= OBJECTIVE =
Select, from the data, each line where "that" occurs.

Plotting code records
• • •

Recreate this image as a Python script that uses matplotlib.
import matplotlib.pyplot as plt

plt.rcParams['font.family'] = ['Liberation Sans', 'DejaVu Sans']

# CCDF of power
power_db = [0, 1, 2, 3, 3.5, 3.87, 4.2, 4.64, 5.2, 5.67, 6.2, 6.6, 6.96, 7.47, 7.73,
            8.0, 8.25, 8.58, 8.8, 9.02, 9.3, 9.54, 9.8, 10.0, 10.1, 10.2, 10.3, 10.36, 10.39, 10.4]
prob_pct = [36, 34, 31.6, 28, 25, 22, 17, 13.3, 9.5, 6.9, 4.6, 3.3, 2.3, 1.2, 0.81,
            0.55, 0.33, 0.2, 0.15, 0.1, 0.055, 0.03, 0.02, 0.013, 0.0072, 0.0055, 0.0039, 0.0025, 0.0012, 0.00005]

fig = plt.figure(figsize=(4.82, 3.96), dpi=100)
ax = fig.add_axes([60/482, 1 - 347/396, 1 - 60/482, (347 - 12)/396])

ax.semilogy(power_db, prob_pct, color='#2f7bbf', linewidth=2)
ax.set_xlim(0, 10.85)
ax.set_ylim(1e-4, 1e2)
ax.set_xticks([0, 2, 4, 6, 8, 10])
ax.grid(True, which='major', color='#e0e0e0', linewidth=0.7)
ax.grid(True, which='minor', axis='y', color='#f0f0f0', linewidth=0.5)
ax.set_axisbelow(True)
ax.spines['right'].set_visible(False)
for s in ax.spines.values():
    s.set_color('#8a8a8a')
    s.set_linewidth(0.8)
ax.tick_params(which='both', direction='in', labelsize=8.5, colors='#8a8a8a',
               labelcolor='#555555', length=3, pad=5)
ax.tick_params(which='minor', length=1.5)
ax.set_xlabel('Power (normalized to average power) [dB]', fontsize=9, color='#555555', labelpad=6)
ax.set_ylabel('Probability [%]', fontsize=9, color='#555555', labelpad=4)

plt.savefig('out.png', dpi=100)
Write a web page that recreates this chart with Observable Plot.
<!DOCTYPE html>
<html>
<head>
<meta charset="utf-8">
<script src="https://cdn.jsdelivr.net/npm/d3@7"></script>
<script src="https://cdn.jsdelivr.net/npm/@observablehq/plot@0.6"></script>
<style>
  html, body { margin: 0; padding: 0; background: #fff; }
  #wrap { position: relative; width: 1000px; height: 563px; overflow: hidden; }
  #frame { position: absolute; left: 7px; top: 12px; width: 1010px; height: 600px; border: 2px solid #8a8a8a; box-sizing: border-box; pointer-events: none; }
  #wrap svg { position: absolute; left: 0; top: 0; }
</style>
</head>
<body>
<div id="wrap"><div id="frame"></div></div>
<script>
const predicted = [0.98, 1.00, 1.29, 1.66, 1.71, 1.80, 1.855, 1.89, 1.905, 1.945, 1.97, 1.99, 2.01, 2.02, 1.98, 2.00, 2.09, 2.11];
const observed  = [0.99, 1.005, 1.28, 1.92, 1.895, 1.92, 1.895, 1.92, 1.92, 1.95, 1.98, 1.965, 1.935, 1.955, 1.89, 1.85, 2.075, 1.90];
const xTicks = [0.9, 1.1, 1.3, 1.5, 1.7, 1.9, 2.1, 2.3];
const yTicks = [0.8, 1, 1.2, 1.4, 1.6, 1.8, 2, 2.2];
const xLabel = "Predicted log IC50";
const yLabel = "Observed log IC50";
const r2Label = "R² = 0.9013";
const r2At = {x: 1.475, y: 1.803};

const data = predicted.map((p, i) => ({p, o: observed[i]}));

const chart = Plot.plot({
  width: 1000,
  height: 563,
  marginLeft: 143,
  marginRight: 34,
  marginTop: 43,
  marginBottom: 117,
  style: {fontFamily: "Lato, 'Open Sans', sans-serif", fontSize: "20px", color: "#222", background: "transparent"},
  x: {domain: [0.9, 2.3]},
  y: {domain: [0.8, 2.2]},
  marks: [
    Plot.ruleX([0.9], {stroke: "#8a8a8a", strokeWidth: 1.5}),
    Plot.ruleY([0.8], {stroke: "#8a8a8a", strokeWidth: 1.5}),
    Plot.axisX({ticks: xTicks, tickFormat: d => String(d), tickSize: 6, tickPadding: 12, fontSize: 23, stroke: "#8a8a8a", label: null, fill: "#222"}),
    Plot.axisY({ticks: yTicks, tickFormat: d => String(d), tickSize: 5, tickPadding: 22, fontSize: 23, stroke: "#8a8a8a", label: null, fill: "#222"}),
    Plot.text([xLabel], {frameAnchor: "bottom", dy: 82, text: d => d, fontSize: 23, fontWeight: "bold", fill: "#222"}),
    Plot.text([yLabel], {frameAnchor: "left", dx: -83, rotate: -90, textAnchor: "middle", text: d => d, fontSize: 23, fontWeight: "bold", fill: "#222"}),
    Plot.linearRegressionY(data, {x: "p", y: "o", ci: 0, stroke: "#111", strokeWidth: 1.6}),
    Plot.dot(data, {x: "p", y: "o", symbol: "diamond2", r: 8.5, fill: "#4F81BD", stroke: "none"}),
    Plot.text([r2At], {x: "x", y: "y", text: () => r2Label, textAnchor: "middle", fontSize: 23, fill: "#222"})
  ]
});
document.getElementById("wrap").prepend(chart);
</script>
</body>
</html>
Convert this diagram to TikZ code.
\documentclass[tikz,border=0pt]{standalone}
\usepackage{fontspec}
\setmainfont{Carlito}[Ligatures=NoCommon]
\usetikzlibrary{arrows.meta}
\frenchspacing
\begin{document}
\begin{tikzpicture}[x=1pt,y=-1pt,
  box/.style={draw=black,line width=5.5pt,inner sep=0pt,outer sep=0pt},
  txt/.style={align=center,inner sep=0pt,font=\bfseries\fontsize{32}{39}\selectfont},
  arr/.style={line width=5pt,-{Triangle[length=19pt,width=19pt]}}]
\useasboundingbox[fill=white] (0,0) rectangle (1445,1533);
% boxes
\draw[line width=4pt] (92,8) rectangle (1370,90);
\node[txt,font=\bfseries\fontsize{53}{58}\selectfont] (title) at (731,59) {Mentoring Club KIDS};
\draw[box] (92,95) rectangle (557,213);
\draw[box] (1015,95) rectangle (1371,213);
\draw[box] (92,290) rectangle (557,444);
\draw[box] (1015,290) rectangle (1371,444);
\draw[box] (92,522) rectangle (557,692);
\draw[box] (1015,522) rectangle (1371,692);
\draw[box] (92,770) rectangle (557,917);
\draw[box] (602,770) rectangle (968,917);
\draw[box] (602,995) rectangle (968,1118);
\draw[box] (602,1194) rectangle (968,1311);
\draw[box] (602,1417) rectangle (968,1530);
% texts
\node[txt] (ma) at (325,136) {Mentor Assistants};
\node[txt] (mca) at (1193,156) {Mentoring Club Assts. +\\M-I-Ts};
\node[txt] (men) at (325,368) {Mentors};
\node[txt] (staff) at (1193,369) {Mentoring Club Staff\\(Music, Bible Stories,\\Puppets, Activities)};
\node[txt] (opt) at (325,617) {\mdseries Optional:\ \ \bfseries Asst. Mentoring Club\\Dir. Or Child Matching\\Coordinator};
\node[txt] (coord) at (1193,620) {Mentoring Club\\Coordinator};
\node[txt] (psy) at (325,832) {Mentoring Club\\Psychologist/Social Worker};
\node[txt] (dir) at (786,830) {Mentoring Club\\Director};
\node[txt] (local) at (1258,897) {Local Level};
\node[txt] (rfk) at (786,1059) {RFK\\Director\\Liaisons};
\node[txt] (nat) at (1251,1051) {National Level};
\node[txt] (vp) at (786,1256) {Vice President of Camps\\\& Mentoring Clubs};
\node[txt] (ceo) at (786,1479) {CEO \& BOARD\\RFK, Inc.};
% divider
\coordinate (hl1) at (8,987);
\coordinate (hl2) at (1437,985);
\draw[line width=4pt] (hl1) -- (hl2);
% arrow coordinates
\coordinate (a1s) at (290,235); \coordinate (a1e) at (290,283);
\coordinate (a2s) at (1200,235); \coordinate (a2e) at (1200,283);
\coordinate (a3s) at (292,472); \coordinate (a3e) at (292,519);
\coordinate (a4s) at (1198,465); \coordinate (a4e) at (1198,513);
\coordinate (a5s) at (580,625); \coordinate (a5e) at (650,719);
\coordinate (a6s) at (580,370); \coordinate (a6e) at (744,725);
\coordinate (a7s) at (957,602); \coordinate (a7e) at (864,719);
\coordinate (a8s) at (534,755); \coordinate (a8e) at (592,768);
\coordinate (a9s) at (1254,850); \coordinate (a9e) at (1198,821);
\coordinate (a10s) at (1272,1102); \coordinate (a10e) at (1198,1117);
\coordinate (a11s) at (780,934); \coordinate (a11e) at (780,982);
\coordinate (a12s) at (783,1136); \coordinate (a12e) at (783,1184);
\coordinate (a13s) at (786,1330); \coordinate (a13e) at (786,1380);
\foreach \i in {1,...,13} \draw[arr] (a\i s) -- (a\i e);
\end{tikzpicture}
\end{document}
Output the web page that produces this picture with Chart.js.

• • •

= RESULT OF THIS TASK =
Recreate this image as a Python script that uses matplotlib.
Write a web page that recreates this chart with Observable Plot.
Output the web page that produces this picture with Chart.js.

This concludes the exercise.